Sport im Dienste der Arbeiterbewegung: Aufstieg und Fall des Arbeitersports

Im Mai 1893 rufen in Gera 39 Vertreter von 51 Vereinen den Arbeiter-Turner-Bund (ATB) ins Leben. Nach Gründungsbeschluss treten sofort weitere 42 Vereine bei. Der ATB wird der erste überregionale deutsche Arbeitersportverein und tritt eine rasante Entwicklung los. Bereits 1910 zählte der Verband über 150.000 Mitglieder und beinahe 2000 zugehörige Vereine.
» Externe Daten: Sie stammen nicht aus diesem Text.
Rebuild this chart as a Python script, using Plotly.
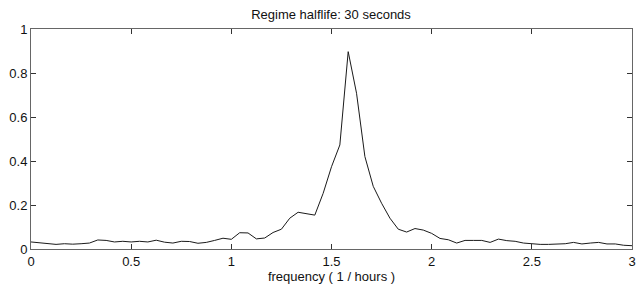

Ziel des Verbands war die Ermöglichung der Teilnahmen an sportlichen Aktivitäten für jeden Menschen, da sich die bürgerlichen Verbände und Vereine stark gegenüber der Arbeiterklasse abschotteten. So organisierten die Mitglieder der Vereine unabhängige Turniere in verschiedensten Sportarten, aber auch soziale und Bildungsveranstaltungen. Dies sollte der Vernetzung und dem Aufbau der Arbeiterbewegung dienen.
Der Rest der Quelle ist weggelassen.